Investigators secured a court order within a day of the shooting allowing them to search the phones, Barr said. He turned up the pressure on Apple a week after the FBI's top lawyer, Dana Boente, asked the company for help searching Alshamrani's iPhones.

Officials said that the FBI was still trying to gain access to the phones on its own and approached Apple only after asking other government agencies, foreign governments and third-party technology vendors for help, to no avail.

The devices were older models: an iPhone 7 with a fingerprint reader and an iPhone 5, according to a person familiar with the investigation.

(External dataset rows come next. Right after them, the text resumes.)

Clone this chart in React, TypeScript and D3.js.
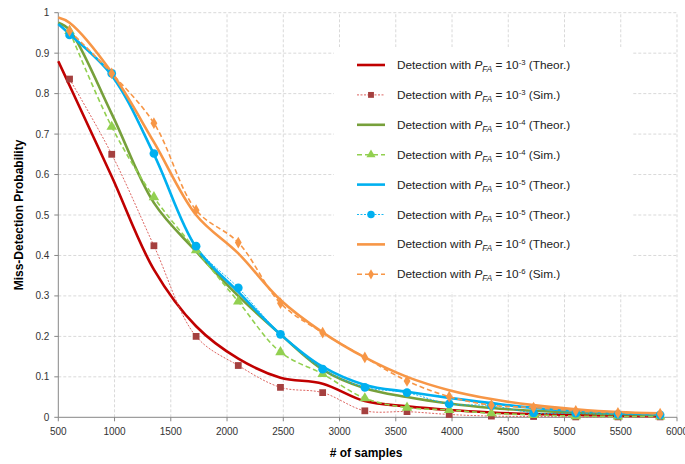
import React from "react";
import * as d3 from "d3";

const simX = [600, 975, 1350, 1725, 2100, 2475, 2850, 3225, 3600, 3975, 4350, 4725, 5100, 5475, 5850];
const theorX = [500, 600, 975, 1350, 1725, 2100, 2475, 2850, 3225, 3600, 3975, 4350, 4725, 5100, 5475, 5850];

const redTheor = [0.88, 0.82, 0.595, 0.365, 0.225, 0.145, 0.098, 0.083, 0.04, 0.027, 0.018, 0.012, 0.008, 0.006, 0.004, 0.003];
const redSim = [0.836, 0.65, 0.424, 0.2, 0.128, 0.074, 0.061, 0.016, 0.014, 0.007, 0.003, 0.002, 0.001, 0.001, 0.001];
const greenTheor = [0.975, 0.957, 0.75, 0.53, 0.41, 0.3, 0.205, 0.118, 0.072, 0.05, 0.034, 0.023, 0.016, 0.011, 0.008, 0.006];
const greenSim = [0.955, 0.718, 0.544, 0.413, 0.286, 0.161, 0.107, 0.047, 0.024, 0.018, 0.01, 0.006, 0.003, 0.002, 0.002];
const blueTheor = [0.972, 0.947, 0.845, 0.65, 0.42, 0.31, 0.205, 0.125, 0.08, 0.063, 0.048, 0.035, 0.023, 0.016, 0.011, 0.008];
const blueSim = [0.945, 0.85, 0.652, 0.423, 0.32, 0.205, 0.119, 0.074, 0.061, 0.033, 0.029, 0.011, 0.01, 0.007, 0.006];
const orangeTheor = [0.988, 0.975, 0.852, 0.68, 0.5, 0.405, 0.29, 0.21, 0.148, 0.1, 0.067, 0.045, 0.03, 0.02, 0.013, 0.01];
const orangeSim = [0.955, 0.85, 0.727, 0.512, 0.432, 0.282, 0.209, 0.148, 0.09, 0.051, 0.03, 0.024, 0.016, 0.011, 0.009];

const xTicks = [500, 1000, 1500, 2000, 2500, 3000, 3500, 4000, 4500, 5000, 5500, 6000];
const yTicks = [0, 0.1, 0.2, 0.3, 0.4, 0.5, 0.6, 0.7, 0.8, 0.9, 1];
const yTickLabels = ["0", "0.1", "0.2", "0.3", "0.4", "0.5", "0.6", "0.7", "0.8", "0.9", "1"];

const legendExps = ["-3", "-3", "-4", "-4", "-5", "-5", "-6", "-6"];
const legendSuffix = ["(Theor.)", "(Sim.)", "(Theor.)", "(Sim.)", "(Theor.)", "(Theor.)", "(Theor.)", "(Sim.)"];

type Series = {
  kind: "theor" | "sim";
  values: number[];
  color: string;
  markerColor?: string;
  width: number;
  dash?: string;
  symbol?: any;
  symSize?: number;
};

const series: Series[] = [
  { kind: "theor", values: redTheor, color: "#C00000", width: 2.6 },
  { kind: "sim", values: redSim, color: "#D9534F", markerColor: "#A5403F", width: 0.9, dash: "2,1.5", symbol: d3.symbolSquare, symSize: 46 },
  { kind: "theor", values: greenTheor, color: "#77A03B", width: 2.6 },
  { kind: "sim", values: greenSim, color: "#92D050", markerColor: "#92D050", width: 1.6, dash: "5,3", symbol: d3.symbolTriangle, symSize: 48 },
  { kind: "theor", values: blueTheor, color: "#00B0F0", width: 2.6 },
  { kind: "sim", values: blueSim, color: "#00B0F0", markerColor: "#00B0F0", width: 0.9, dash: "2,1.5", symbol: d3.symbolCircle, symSize: 60 },
  { kind: "theor", values: orangeTheor, color: "#F79646", width: 2.6 },
  { kind: "sim", values: orangeSim, color: "#F79646", markerColor: "#F79646", width: 1.6, dash: "5,3", symbol: d3.symbolDiamond, symSize: 40 },
];

const FONT = "'Liberation Sans', Arial, sans-serif";

export default function App() {
  const x = d3.scaleLinear().domain([500, 6000]).range([58.3, 677]);
  const y = d3.scaleLinear().domain([0, 1]).range([417.3, 12.7]);
  const curve = d3.curveCatmullRom.alpha(0.5);

  const lineGen = (xs: number[], vs: number[]) =>
    d3
      .line<number>()
      .x((_, i) => x(xs[i]))
      .y((v) => y(v))
      .curve(curve)(vs) || "";

  const legendRowY = (i: number) => 65 + i * 29.9;

  return (
    <svg
      width={685}
      height={464}
      style={{ position: "absolute", left: 0, top: 0, background: "#fff" }}
      fontFamily={FONT}
    >
      <rect x={0} y={0} width={685} height={464} fill="#fff" />
      {yTicks.slice(1).map((t) => (
        <line key={"gy" + t} x1={x(500)} x2={x(6000)} y1={y(t)} y2={y(t)} stroke="#D9D9D9" strokeWidth={1} strokeDasharray="3,2" />
      ))}
      {xTicks.slice(1).map((t) => (
        <line key={"gx" + t} x1={x(t)} x2={x(t)} y1={y(0)} y2={y(1)} stroke="#D9D9D9" strokeWidth={1} strokeDasharray="3,2" />
      ))}
      <line x1={x(500)} x2={x(500)} y1={y(0)} y2={y(1)} stroke="#868686" strokeWidth={1} />
      <line x1={x(500)} x2={x(6000)} y1={y(0)} y2={y(0)} stroke="#868686" strokeWidth={1} />
      {yTicks.map((t) => (
        <line key={"ty" + t} x1={x(500) - 4} x2={x(500)} y1={y(t)} y2={y(t)} stroke="#868686" />
      ))}
      {xTicks.map((t) => (
        <line key={"tx" + t} x1={x(t)} x2={x(t)} y1={y(0)} y2={y(0) + 4} stroke="#868686" />
      ))}
      {yTicks.map((t, i) => (
        <text key={"ly" + t} x={x(500) - 9} y={y(t) + 3.5} fontSize={10} textAnchor="end" fill="#333">
          {yTickLabels[i]}
        </text>
      ))}
      {xTicks.map((t) => (
        <text key={"lx" + t} x={x(t)} y={y(0) + 18} fontSize={10} textAnchor="middle" fill="#333">
          {t}
        </text>
      ))}
      <text x={366} y={457} fontSize={12} fontWeight="bold" textAnchor="middle" fill="#000">
        # of samples
      </text>
      <text transform={`translate(23,${215}) rotate(-90)`} fontSize={12} fontWeight="bold" textAnchor="middle" fill="#000">
        Miss-Detection Probability
      </text>

      {series.map((s, i) => {
        const xs = s.kind === "theor" ? theorX : simX;
        return (
          <path
            key={"s" + i}
            d={lineGen(xs, s.values)}
            fill="none"
            stroke={s.color}
            strokeWidth={s.width}
            strokeDasharray={s.dash}
            strokeLinejoin="round"
          />
        );
      })}
      {series.map((s, i) =>
        s.kind === "sim"
          ? s.values.map((v, j) => (
              <path
                key={"m" + i + "-" + j}
                d={d3.symbol().type(s.symbol).size(s.symSize!)() || ""}
                transform={`translate(${x(simX[j])},${y(v)})`}
                fill={s.markerColor}
              />
            ))
          : null
      )}

      <rect x={334} y={47} width={299} height={245} fill="#fff" />
      {series.map((s, i) => {
        const ry = legendRowY(i);
        return (
          <g key={"lg" + i}>
            <line x1={357} x2={385} y1={ry} y2={ry} stroke={s.color} strokeWidth={s.kind === "theor" ? 2.6 : s.width} strokeDasharray={s.dash} />
            {s.kind === "sim" ? (
              <path d={d3.symbol().type(s.symbol).size(s.symSize! * 0.75)() || ""} transform={`translate(371,${ry})`} fill={s.markerColor} />
            ) : null}
            <text x={397} y={ry + 4} fontSize={11.8} fill="#222">
              <tspan>Detection with </tspan>
              <tspan fontStyle="italic">P</tspan>
              <tspan fontStyle="italic" fontSize={8.2} dy={3}>FA</tspan>
              <tspan dy={-3}> = 10</tspan>
              <tspan fontSize={7.7} dy={-4}>{legendExps[i]}</tspan>
              <tspan dy={4}> {legendSuffix[i]}</tspan>
            </text>
          </g>
        );
      })}
    </svg>
  );
}
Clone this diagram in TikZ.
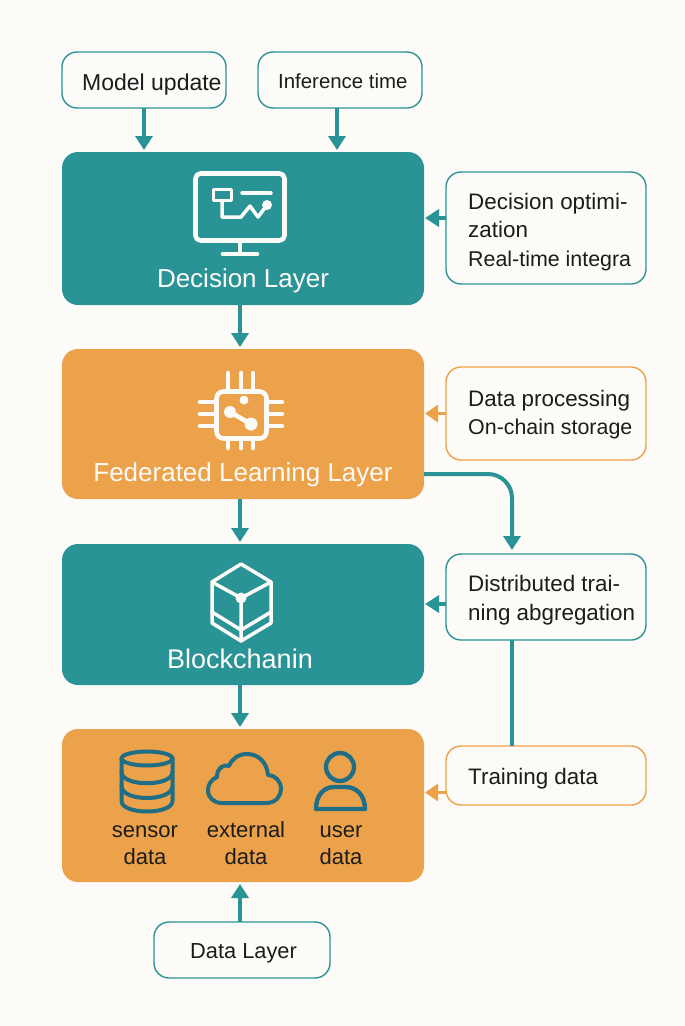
\documentclass[tikz,border=0pt]{standalone}
\usepackage{fontspec}
\setmainfont{Liberation Sans}
\usetikzlibrary{arrows.meta}
\definecolor{bgc}{HTML}{FDFBF8}
\definecolor{teal1}{HTML}{2A9396}
\definecolor{orange1}{HTML}{ECA24A}
\definecolor{deep}{HTML}{1F6E85}
\definecolor{ink}{HTML}{1C1C1C}
\newcommand{\nar}[1]{{\fontsize{21.4}{28.5}\selectfont #1}}
\tikzset{
  layer/.style={rounded corners=16pt,inner sep=0pt,outer sep=0pt,minimum width=362pt},
  tealbox/.style={layer,fill=teal1},
  orangebox/.style={layer,fill=orange1},
  note/.style={draw,line width=1.4pt,fill=bgc,rounded corners=15pt,inner sep=0pt,outer sep=0pt},
  tnote/.style={note,draw=teal1},
  onote/.style={note,draw=orange1},
  lbl/.style={inner sep=0pt,text=ink,font=\fontsize{22.4}{28.5}\selectfont,align=left,anchor=west},
  title/.style={inner sep=0pt,text=bgc,font=\fontsize{26}{30}\selectfont},
  small/.style={inner sep=0pt,text=ink,font=\fontsize{22}{27}\selectfont,align=center},
  flow/.style={draw=teal1,line width=4pt,-{Triangle[length=14pt,width=17pt]}},
  flowo/.style={draw=orange1,line width=3pt,-{Triangle[length=13pt,width=17pt]}},
  plain/.style={draw=teal1,line width=4pt},
  iconw/.style={draw=bgc,line width=4.6pt,line join=round,line cap=round},
  iconthin/.style={draw=bgc,line width=3.5pt,line join=round,line cap=round},
  iconb/.style={draw=deep,line width=4pt,line join=round,line cap=round},
}
\begin{document}
\begin{tikzpicture}[x=1pt,y=-1pt]
\fill[bgc] (0,0) rectangle (685,1026);
\useasboundingbox (0,0) rectangle (685,1026);
% layers
\node[tealbox,minimum height=153pt] (dec) at (243,228.5) {};
\node[orangebox,minimum height=150pt] (fed) at (243,424) {};
\node[tealbox,minimum height=141pt] (blk) at (243,614.5) {};
\node[orangebox,minimum height=153pt] (dat) at (243,805.5) {};
% top and bottom notes
\node[tnote,minimum width=164pt,minimum height=56pt] (mu) at (144,80) {};
\node[tnote,minimum width=164pt,minimum height=56pt] (inf) at (340,80) {};
\node[tnote,minimum width=176pt,minimum height=56pt] (dl) at (242,950) {};
% right notes
\node[tnote,minimum width=200pt,minimum height=112pt] (n1) at (546,228) {};
\node[onote,minimum width=200pt,minimum height=93pt] (n2) at (546,413.5) {};
\node[tnote,minimum width=200pt,minimum height=86pt] (n3) at (546,597) {};
\node[onote,minimum width=200pt,minimum height=59pt] (n4) at (546,775.5) {};
% note labels
\node[lbl,font=\fontsize{23}{28.5}\selectfont] (mut) at (82,84.5) {Model update};
\node[lbl,font=\fontsize{20.4}{28}\selectfont] (inft) at (278,81.5) {Inference time};
\node[lbl,font=\fontsize{21.8}{28.5}\selectfont] (dlt) at (190,953) {Data Layer};
\node[lbl] (n1t) at (468,232) {Decision optimi-\\zation\\\nar{Real-time integra}};
\node[lbl] (n2t) at (468,414.5) {Data processing\\\nar{On-chain storage}};
\node[lbl] (n3t) at (468,600) {Distributed trai-\\ning abgregation};
\node[lbl] (n4t) at (468,779) {Training data};
% titles
\node[title] (dect) at (243,281) {Decision Layer};
\node[title] (fedt) at (243,475) {Federated Learning Layer};
\node[title,font=\fontsize{27}{30}\selectfont] (blkt) at (240,659) {Blockchanin};
\node[small] (s1) at (145,845) {sensor\\data};
\node[small] (s2) at (246,843) {external\\data};
\node[small] (s3) at (341,845) {user\\data};
% connectors
\draw[flow] (mu.south) -- ([yshift=2pt]mu.south |- dec.north);
\draw[flow] ([xshift=-3pt]inf.south) -- ([xshift=-3pt,yshift=2pt]inf.south |- dec.north);
\draw[flow] ([xshift=-3pt]dec.south) -- ([xshift=-3pt,yshift=2pt]dec.south |- fed.north);
\draw[flow] ([xshift=-3pt]fed.south) -- ([xshift=-3pt,yshift=2pt]fed.south |- blk.north);
\draw[flow] ([xshift=-3pt]blk.south) -- ([xshift=-3pt,yshift=2pt]blk.south |- dat.north);
\draw[flow] ([xshift=-3pt]dat.south |- dl.north) -- ([xshift=-3pt,yshift=-2pt]dat.south);
\draw[flow] ([yshift=10pt]n1.west) -- ([xshift=1pt,yshift=10pt]n1.west -| dec.east);
\draw[flowo] (n2.west) -- ([xshift=1pt]n2.west -| fed.east);
\draw[flow] ([yshift=-7pt]n3.west) -- ([xshift=1pt,yshift=-7pt]n3.west -| blk.east);
\draw[flowo] ([yshift=-17pt]n4.west) -- ([xshift=1pt,yshift=-17pt]n4.west -| dat.east);
\draw[flow,rounded corners=24pt] ([yshift=-50pt]fed.east) -- ([yshift=-50pt,xshift=-34pt]n3.north |- fed.east) -- ([xshift=-34pt,yshift=4pt]n3.north);
\draw[plain] ([xshift=-34pt]n3.south) -- ([xshift=-34pt]n4.north);
% monitor icon
\draw[iconw,rounded corners=5pt] (195.5,173.5) rectangle (284.5,240.5);
\draw[iconw] (240,242) -- (240,253) (223,254) -- (257,254);
\draw[iconthin] (213.5,189.5) rectangle (231.5,200.5);
\draw[iconthin] (222,202) -- (222,217) -- (241,217) -- (250,206) -- (258,217) -- (267,205);
\draw[iconthin] (242,193) -- (271,193);
\fill[bgc] (267,205) circle (5pt);
% chip icon
\draw[iconw,rounded corners=7pt] (216.5,391.5) rectangle (266.5,438.5);
\foreach \px in {228,241,253} {\draw[iconw] (\px,373) -- (\px,390); \draw[iconw] (\px,440) -- (\px,448);}
\foreach \py in {402,414,426} {\draw[iconw] (200,\py) -- (215,\py); \draw[iconw] (268,\py) -- (282,\py);}
\draw[iconw] (230,412) -- (251,424);
\fill[bgc] (244,400) circle (4.5pt) (230,412) circle (6pt) (251,424) circle (6.5pt);
% cube icon
\draw[iconthin] (241,564) -- (271,582) -- (271,623) -- (241,641) -- (212,623) -- (212,582) -- cycle;
\draw[iconthin] (212,582) -- (241,598) -- (271,582) (241,598) -- (241,641) (212,612) -- (241,630) -- (271,612);
\fill[bgc] (241,598) circle (5.5pt);
% database icon
\draw[iconb] (147,758.5) ellipse (25.5pt and 7pt);
\draw[iconb] (121.5,758.5) -- (121.5,801) .. controls (121.5,815) and (172.5,815) .. (172.5,801) -- (172.5,758.5);
\draw[iconb] (121.5,772) .. controls (121.5,787) and (172.5,787) .. (172.5,772);
\draw[iconb] (121.5,786) .. controls (121.5,802) and (172.5,802) .. (172.5,786);
% cloud icon
\draw[iconb] (222,803) -- (266,803) .. controls (276,803) and (281,796) .. (281,789)
  .. controls (281,781) and (275,775) .. (268,775)
  .. controls (267,762) and (258,754) .. (247,754)
  .. controls (238,754) and (232,759) .. (229,766)
  .. controls (222,764) and (217,769) .. (217,777)
  .. controls (212,779) and (208,784) .. (208,790)
  .. controls (208,798) and (214,803) .. (222,803) -- cycle;
% user icon
\draw[iconb,line width=4.4pt] (340,767) circle (14pt);
\draw[iconb,line width=4.4pt] (316,809) -- (365,809) .. controls (365,795) and (356,787) .. (346,787) -- (334,787) .. controls (324,787) and (316,795) .. (316,809) -- cycle;
\end{tikzpicture}
\end{document}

Justice Department officials said that investigators have yet to make a final determination about whether Alshamrani conspired with others. They said that the Saudi government was offering "unprecedented" cooperation but that "we need to get into those phones".

Barr and other law enforcement officials described a 15-minute shootout before security officers shot and killed Alshamrani. During the firefight, Alshamrani paused at one point to shoot one of his phones once, Barr said, adding that his other phone was also damaged but that the FBI was able to repair them well enough to be searched.

Alshamrani also shot at photographs of President Donald Trump and one of his predecessors, David Bowdich, the deputy director of the FBI, said. A person familiar with the investigation identified the unnamed president as George W. Bush.

Alshamrani's weapon was lawfully purchased in Florida under an exemption that allows non-immigrant visa holders to buy firearms if they have a valid hunting license or permit, officials said.

Law enforcement officials have continued to discuss Alshamrani's phones with Apple, they said.

"We're not trying to weaken encryption, to be clear," Bowdich said at the news conference, noting that the issue has come up with thousands of devices that investigators want to see in other cases.

"We talk about this on a daily basis," he said. Bowdich was the bureau's top agent overseeing the San Bernardino investigation and was part of the effort to push Apple to crack into the phone in that case.